I could have shown the final solution & explained it and as consequence this tutorial would have been much shorter. But it would remove the learning experience from it. I had lot of fun writing this and discovered my solution at Step 5 was wrong so I had to rewrite. I hope there are no other glaring bugs. I encourage you to start writing your own blog. I firmly believe that trying to teach others is very good way to understand a subject deeply that you may or may have been familiar with.

Next I hope to tackle more challenging problems of converting ES5 style React.createClass to ES6 style class syntax for React components. This is already a solved problem. This problem is interesting to me because it has lot of unique constraints which I hope to explain. The codemod is already available in this react-codemod repository. But I think this is problem may not appeal to everybody so I am open to suggestions.

Thanks for reading! If you have any suggestions and comments, tweet me at @_vramana.

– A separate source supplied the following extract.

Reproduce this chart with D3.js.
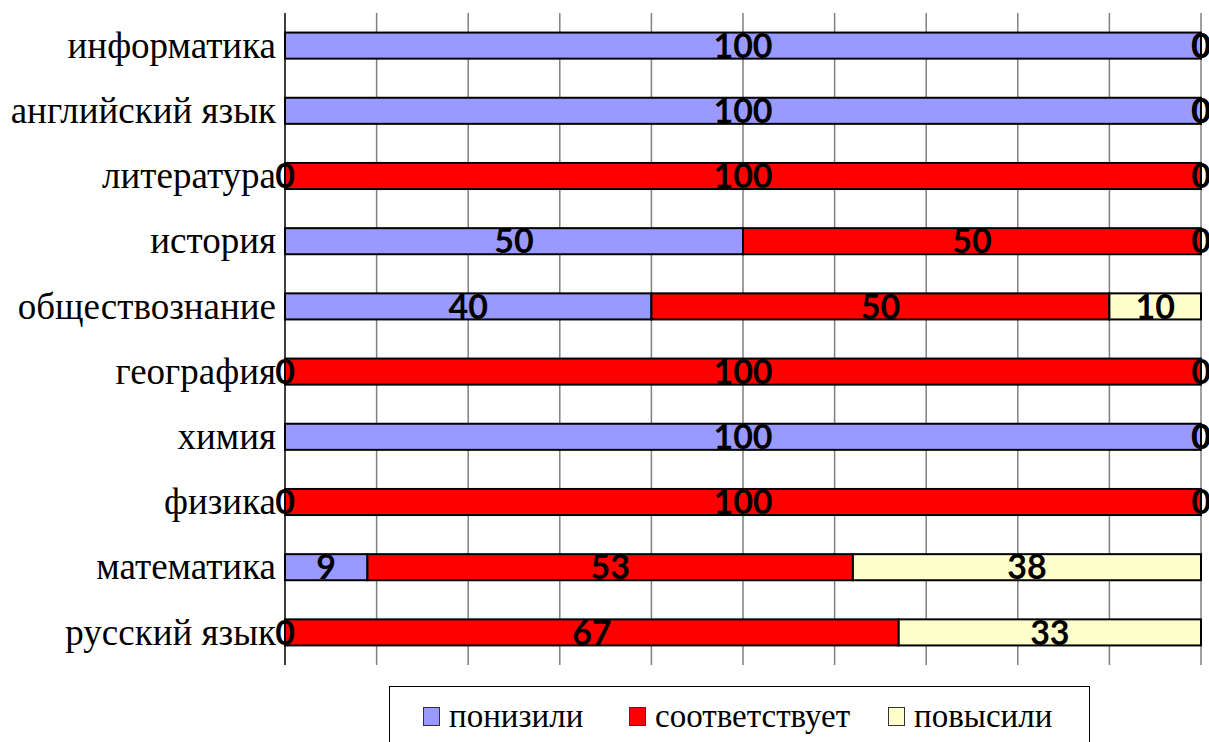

Big shoutout to @cpojer who carefully reviewed this post.

Notes:

Initially when I was solving Step 5, I could think of a solution that uses imperative logic but I wanted to write it in functional style. That’s how I ended up with buildTL function. Some of the readers will notice that it is very familiar. It is a standard functional way to iterate through an list of items. For example Array.map will be implemented as

const map = (list, fn, acc = []) {
  if (list.length === 0) {
    return acc
  }

  const [ a, ...as ] = list

  return map(as, fn, acc.concat(fn(a)))
}

The main idea of this kind iterative function is capture the items after performing the transformation in an accumalator. In our problem we have an array of nodes, but we need to separate them into quasis and expressions so we need an accumalator for each of them. But we also want to collect adjacent Literal so we will need another accumalator for that and that’s how we end up with that function.